I started a research project on mechanical theatre, which [as these things go] quickly digressed into a nearly infinite number of tangents. One of the most interesting digressions led to a number of incredible drawing machines I hadn't seen before. Here are a couple:
David Shingler - Bird Drawing Machine [2008?]
Movement of the stylus is controlled by the chirps of a pair of zebra finches. I was able to find precious little additional info about this artist, unfortunately. The image above and words below come from this blog.

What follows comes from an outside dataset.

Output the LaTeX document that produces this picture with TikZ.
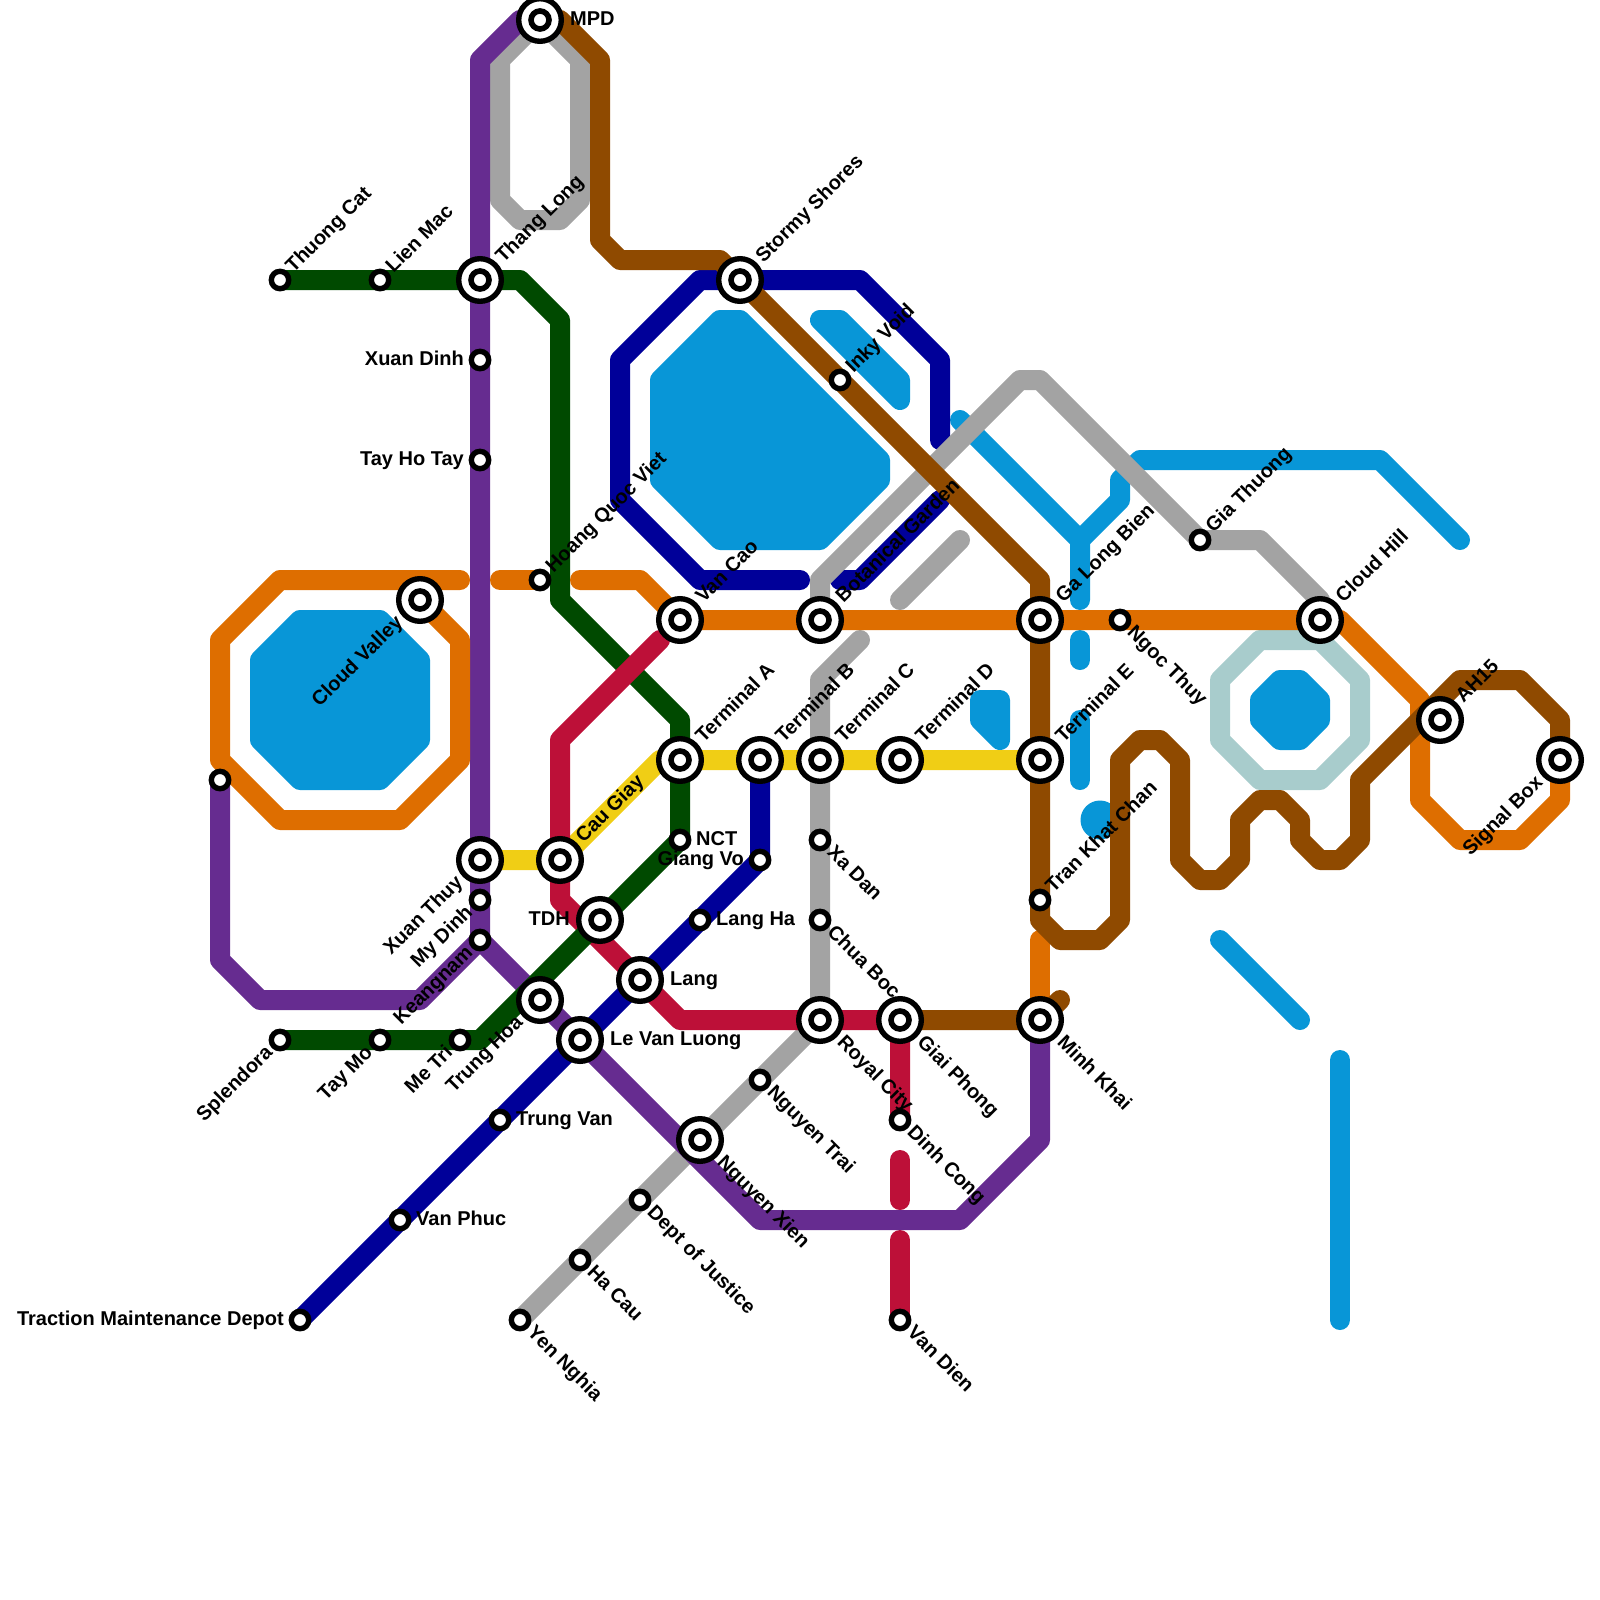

The kinetic sculpture above (second foto in the placeholder entry last Friday) is a "Bird Drawing Machine", which consists of a rotating arm on which is mounted a birdcage that contains two tiny birds. As the arm rotates, a stylus shoots out from time to time down and back up parallel to the arm, forming ellipses. I liked this, and when what appeared to be the artist, whom I'd seen crouching by the paper(?) on the floor, was free, I asked if this was his, and which brother he is. It was indeed his, and he was David, a slite young man with lots of curly, dark-blond hair and, I think, blue eyes. He explained that the stylus moves into action when the birds chirp, and thus the birds effectively draw the lines (actively when they chirp; passively, when their silence leaves the stylus making circles where it came to rest alongside the rotating arm). Lisa realized then that the wire leading from the birdcage must be connected to a microphone to pick up the bird's chirps. And so it is.
above: Desmond Paul Henry with one his drawing machines, a WWII-era bombsight computer, and one of his machine-generated drawings
Desmond Paul Henry [*link fixed] was a British pioneer of Computer Art/Graphics who during the 1960's constructed a series of three mechanical drawing machines from analogue bombsight computers.
From Wikipedia:
Henry’s drawing machines of the 1960s represented a remarkable innovation in the field of Art and Technology for a variety of reasons. Firstly, the bombsight analogue computer provided not only the inspiration but also the main tool for producing highly original visual effects (O’Hanrahan 2005). Secondly, his machines’ reliance on a mechanics of chance, as opposed to pre-determined computer programmes, ensured the unrepeatable and unique quality of his infinitely varied machine-generated effects or ‘mechanical fractals’ (O'Hanrahan 2005). Thirdly, the spontaneous, interactive potential of his drawing machines’ modus operandi pre-empted by some twenty years this particular aspect of later computer graphic manipulation software (ibid).
Finally, Henry was never artistically inspired by the graphic potential of the modern digital computer (ibid). He much preferred the direct interaction afforded by the clearly visible interconnecting mechanical components of the earlier analogue computer and as a consequence of his drawing machines also. This was in stark contrast to the invisible and indirect workings of the later digital computer: ‘the mechanical analogue computer, was a work of art in itself, involving a most beautiful arrangement of gears, belts, cams differentials and so on- it still retained in its working a visual attractiveness which has now vanished in the modern electronic counterpart; ….. I enjoyed seeing the machine work…’ (Henry, 1972).
In view of these considerations, Henry’s drawing machines may be said to not only reflect the early experimental phase of Computer Art and Computer Graphics but to also provide an important artistic and technological link between two distinct Ages of the twentieth century: the earlier Mechanical/Industrial Age and the later Electronic/Digital Age (O’Hanrahan 2005).